Write out the listing below in full and exactly, leaving out every picture.

start Recorded information

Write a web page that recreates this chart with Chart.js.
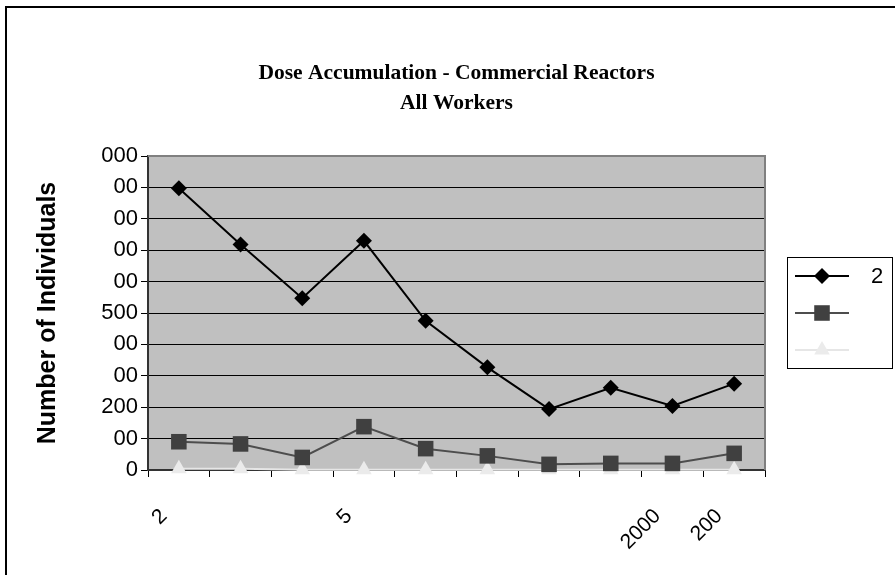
<!DOCTYPE html>
<html>
<head>
<meta charset="utf-8">
<title>Dose Accumulation - Commercial Reactors</title>
<script src="https://cdn.jsdelivr.net/npm/chart.js@4"></script>
<style>
  html, body { margin: 0; padding: 0; background: #fff; }
  canvas { display: block; }
</style>
</head>
<body>
<canvas id="doseChart" width="895" height="575"></canvas>
<script>
// Datos
const categories = ['2', '', '', '5', '', '', '', '', '2000', '200'];
const seriesNames = ['2', '', ''];
const serie1 = [897, 718, 547, 730, 475, 327, 194, 262, 204, 275];
const serie2 = [90, 83, 40, 138, 68, 45, 18, 21, 21, 53];
const serie3 = [4, 4, 1, 1, 1, 1, 1, 1, 1, 1];
const yTickLabels = ['0', '00', '200', '00', '00', '500', '00', '00', '00', '00', '000'];

const sansFont = 'Arial, "Liberation Sans", sans-serif';
const serifFont = '"Times New Roman", "Liberation Serif", serif';

// fondo, marco exterior y area gris
const backgroundPlugin = {
    id: 'background',
    beforeDraw(chart) {
        const { ctx, chartArea: a } = chart;
        ctx.save();
        ctx.fillStyle = '#ffffff';
        ctx.fillRect(0, 0, chart.width, chart.height);
        ctx.strokeStyle = '#000000';
        ctx.lineWidth = 2;
        ctx.beginPath();
        ctx.moveTo(6, chart.height);
        ctx.lineTo(6, 7);
        ctx.lineTo(chart.width, 7);
        ctx.stroke();
        ctx.fillStyle = '#c0c0c0';
        ctx.fillRect(a.left, a.top, a.right - a.left, a.bottom - a.top);
        ctx.restore();
    },
    beforeDatasetsDraw(chart) {
        const { ctx, chartArea: a } = chart;
        ctx.save();
        ctx.strokeStyle = '#808080';
        ctx.lineWidth = 2;
        ctx.beginPath();
        ctx.moveTo(a.left, a.top);
        ctx.lineTo(a.right, a.top);
        ctx.lineTo(a.right, a.bottom);
        ctx.stroke();
        ctx.restore();
    }
};

// leyenda con linea y marcador
const legendPlugin = {
    id: 'boxLegend',
    afterDraw(chart) {
        const { ctx } = chart;
        const box = { left: 787, top: 257, right: 892, bottom: 368 };
        ctx.save();
        ctx.fillStyle = '#ffffff';
        ctx.fillRect(box.left, box.top, box.right - box.left, box.bottom - box.top);
        ctx.strokeStyle = '#000000';
        ctx.lineWidth = 1;
        ctx.strokeRect(box.left + 0.5, box.top + 0.5, box.right - box.left, box.bottom - box.top);
        chart.data.datasets.forEach((ds, i) => {
            const y = 276 + i * 37;
            ctx.strokeStyle = ds.borderColor;
            ctx.lineWidth = ds.borderWidth;
            ctx.beginPath();
            ctx.moveTo(795, y);
            ctx.lineTo(849, y);
            ctx.stroke();
            ctx.fillStyle = ds.pointBackgroundColor;
            ctx.strokeStyle = ds.pointBorderColor;
            Chart.helpers.drawPoint(ctx, {
                pointStyle: ds.pointStyle,
                radius: ds.pointRadius,
                rotation: 0,
                borderWidth: 0
            }, 822, y);
            ctx.fillStyle = '#000000';
            ctx.font = '22px ' + sansFont;
            ctx.textBaseline = 'middle';
            ctx.textAlign = 'left';
            ctx.fillText(ds.label, 871, y + 1);
        });
        ctx.restore();
    }
};

document.addEventListener('DOMContentLoaded', function () {
    const ctx = document.getElementById('doseChart');
    new Chart(ctx, {
        type: 'line',
        data: {
            labels: categories,
            datasets: [{
                label: seriesNames[0],
                data: serie1,
                borderColor: '#000000',
                borderWidth: 2,
                pointStyle: 'rectRot',
                pointRadius: 8,
                pointBackgroundColor: '#000000',
                pointBorderColor: '#000000',
                pointBorderWidth: 0,
                tension: 0,
                clip: false
            }, {
                label: seriesNames[1],
                data: serie2,
                borderColor: '#4d4d4d',
                borderWidth: 2,
                pointStyle: 'rect',
                pointRadius: 11,
                pointBackgroundColor: '#404040',
                pointBorderColor: '#404040',
                pointBorderWidth: 0,
                tension: 0,
                clip: false
            }, {
                label: seriesNames[2],
                data: serie3,
                borderColor: '#e6e6e6',
                borderWidth: 2,
                pointStyle: 'triangle',
                pointRadius: 9,
                pointBackgroundColor: '#ebebeb',
                pointBorderColor: '#ebebeb',
                pointBorderWidth: 0,
                tension: 0,
                clip: false
            }]
        },
        options: {
            responsive: false,
            animation: false,
            devicePixelRatio: 1,
            layout: { padding: { left: 0, right: 130, top: 0, bottom: 0 } },
            plugins: {
                legend: { display: false },
                tooltip: { enabled: false },
                title: {
                    display: true,
                    fullSize: false,
                    text: ['Dose Accumulation - Commercial Reactors', 'All Workers'],
                    color: '#000000',
                    font: { family: serifFont, size: 21.5, weight: 'bold', lineHeight: 1.4 },
                    padding: { top: 58, bottom: 37.8 }
                }
            },
            scales: {
                x: {
                    offset: true,
                    grid: { drawOnChartArea: false, drawTicks: true, tickLength: 7, tickColor: '#000000', offset: true },
                    border: { color: '#333333', width: 2 },
                    ticks: {
                        autoSkip: false,
                        maxRotation: 45,
                        minRotation: 45,
                        color: '#000000',
                        padding: 27,
                        labelOffset: -15,
                        font: { family: sansFont, size: 21 }
                    },
                    afterFit(scale) { scale.height = 105; }
                },
                y: {
                    min: 0,
                    max: 1000,
                    grid: { color: '#000000', lineWidth: 1, tickLength: 7, tickColor: '#000000' },
                    border: { color: '#333333', width: 2 },
                    ticks: {
                        stepSize: 100,
                        color: '#000000',
                        padding: 3,
                        font: { family: sansFont, size: 22 },
                        callback: (value, index) => yTickLabels[index]
                    },
                    title: {
                        display: true,
                        text: 'Number of Individuals',
                        color: '#000000',
                        font: { family: sansFont, size: 25, weight: 'bold' },
                        padding: { top: 33, bottom: 0 }
                    },
                    afterFit(scale) { scale.width = 148; }
                }
            }
        },
        plugins: [backgroundPlugin, legendPlugin]
    });
});
</script>
</body>
</html>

end Recorded information

Completed task >>
Write a web page that recreates this chart with Chart.js.
<!DOCTYPE html>
<html>
<head>
<meta charset="utf-8">
<title>Dose Accumulation - Commercial Reactors</title>
<script src="https://cdn.jsdelivr.net/npm/chart.js@4"></script>
<style>
  html, body { margin: 0; padding: 0; background: #fff; }
  canvas { display: block; }
</style>
</head>
<body>
<canvas id="doseChart" width="895" height="575"></canvas>
<script>
// Datos
const categories = ['2', '', '', '5', '', '', '', '', '2000', '200'];
const seriesNames = ['2', '', ''];
const serie1 = [897, 718, 547, 730, 475, 327, 194, 262, 204, 275];
const serie2 = [90, 83, 40, 138, 68, 45, 18, 21, 21, 53];
const serie3 = [4, 4, 1, 1, 1, 1, 1, 1, 1, 1];
const yTickLabels = ['0', '00', '200', '00', '00', '500', '00', '00', '00', '00', '000'];

const sansFont = 'Arial, "Liberation Sans", sans-serif';
const serifFont = '"Times New Roman", "Liberation Serif", serif';

// fondo, marco exterior y area gris
const backgroundPlugin = {
    id: 'background',
    beforeDraw(chart) {
        const { ctx, chartArea: a } = chart;
        ctx.save();
        ctx.fillStyle = '#ffffff';
        ctx.fillRect(0, 0, chart.width, chart.height);
        ctx.strokeStyle = '#000000';
        ctx.lineWidth = 2;
        ctx.beginPath();
        ctx.moveTo(6, chart.height);
        ctx.lineTo(6, 7);
        ctx.lineTo(chart.width, 7);
        ctx.stroke();
        ctx.fillStyle = '#c0c0c0';
        ctx.fillRect(a.left, a.top, a.right - a.left, a.bottom - a.top);
        ctx.restore();
    },
    beforeDatasetsDraw(chart) {
        const { ctx, chartArea: a } = chart;
        ctx.save();
        ctx.strokeStyle = '#808080';
        ctx.lineWidth = 2;
        ctx.beginPath();
        ctx.moveTo(a.left, a.top);
        ctx.lineTo(a.right, a.top);
        ctx.lineTo(a.right, a.bottom);
        ctx.stroke();
        ctx.restore();
    }
};

// leyenda con linea y marcador
const legendPlugin = {
    id: 'boxLegend',
    afterDraw(chart) {
        const { ctx } = chart;
        const box = { left: 787, top: 257, right: 892, bottom: 368 };
        ctx.save();
        ctx.fillStyle = '#ffffff';
        ctx.fillRect(box.left, box.top, box.right - box.left, box.bottom - box.top);
        ctx.strokeStyle = '#000000';
        ctx.lineWidth = 1;
        ctx.strokeRect(box.left + 0.5, box.top + 0.5, box.right - box.left, box.bottom - box.top);
        chart.data.datasets.forEach((ds, i) => {
            const y = 276 + i * 37;
            ctx.strokeStyle = ds.borderColor;
            ctx.lineWidth = ds.borderWidth;
            ctx.beginPath();
            ctx.moveTo(795, y);
            ctx.lineTo(849, y);
            ctx.stroke();
            ctx.fillStyle = ds.pointBackgroundColor;
            ctx.strokeStyle = ds.pointBorderColor;
            Chart.helpers.drawPoint(ctx, {
                pointStyle: ds.pointStyle,
                radius: ds.pointRadius,
                rotation: 0,
                borderWidth: 0
            }, 822, y);
            ctx.fillStyle = '#000000';
            ctx.font = '22px ' + sansFont;
            ctx.textBaseline = 'middle';
            ctx.textAlign = 'left';
            ctx.fillText(ds.label, 871, y + 1);
        });
        ctx.restore();
    }
};

document.addEventListener('DOMContentLoaded', function () {
    const ctx = document.getElementById('doseChart');
    new Chart(ctx, {
        type: 'line',
        data: {
            labels: categories,
            datasets: [{
                label: seriesNames[0],
                data: serie1,
                borderColor: '#000000',
                borderWidth: 2,
                pointStyle: 'rectRot',
                pointRadius: 8,
                pointBackgroundColor: '#000000',
                pointBorderColor: '#000000',
                pointBorderWidth: 0,
                tension: 0,
                clip: false
            }, {
                label: seriesNames[1],
                data: serie2,
                borderColor: '#4d4d4d',
                borderWidth: 2,
                pointStyle: 'rect',
                pointRadius: 11,
                pointBackgroundColor: '#404040',
                pointBorderColor: '#404040',
                pointBorderWidth: 0,
                tension: 0,
                clip: false
            }, {
                label: seriesNames[2],
                data: serie3,
                borderColor: '#e6e6e6',
                borderWidth: 2,
                pointStyle: 'triangle',
                pointRadius: 9,
                pointBackgroundColor: '#ebebeb',
                pointBorderColor: '#ebebeb',
                pointBorderWidth: 0,
                tension: 0,
                clip: false
            }]
        },
        options: {
            responsive: false,
            animation: false,
            devicePixelRatio: 1,
            layout: { padding: { left: 0, right: 130, top: 0, bottom: 0 } },
            plugins: {
                legend: { display: false },
                tooltip: { enabled: false },
                title: {
                    display: true,
                    fullSize: false,
                    text: ['Dose Accumulation - Commercial Reactors', 'All Workers'],
                    color: '#000000',
                    font: { family: serifFont, size: 21.5, weight: 'bold', lineHeight: 1.4 },
                    padding: { top: 58, bottom: 37.8 }
                }
            },
            scales: {
                x: {
                    offset: true,
                    grid: { drawOnChartArea: false, drawTicks: true, tickLength: 7, tickColor: '#000000', offset: true },
                    border: { color: '#333333', width: 2 },
                    ticks: {
                        autoSkip: false,
                        maxRotation: 45,
                        minRotation: 45,
                        color: '#000000',
                        padding: 27,
                        labelOffset: -15,
                        font: { family: sansFont, size: 21 }
                    },
                    afterFit(scale) { scale.height = 105; }
                },
                y: {
                    min: 0,
                    max: 1000,
                    grid: { color: '#000000', lineWidth: 1, tickLength: 7, tickColor: '#000000' },
                    border: { color: '#333333', width: 2 },
                    ticks: {
                        stepSize: 100,
                        color: '#000000',
                        padding: 3,
                        font: { family: sansFont, size: 22 },
                        callback: (value, index) => yTickLabels[index]
                    },
                    title: {
                        display: true,
                        text: 'Number of Individuals',
                        color: '#000000',
                        font: { family: sansFont, size: 25, weight: 'bold' },
                        padding: { top: 33, bottom: 0 }
                    },
                    afterFit(scale) { scale.width = 148; }
                }
            }
        },
        plugins: [backgroundPlugin, legendPlugin]
    });
});
</script>
</body>
</html>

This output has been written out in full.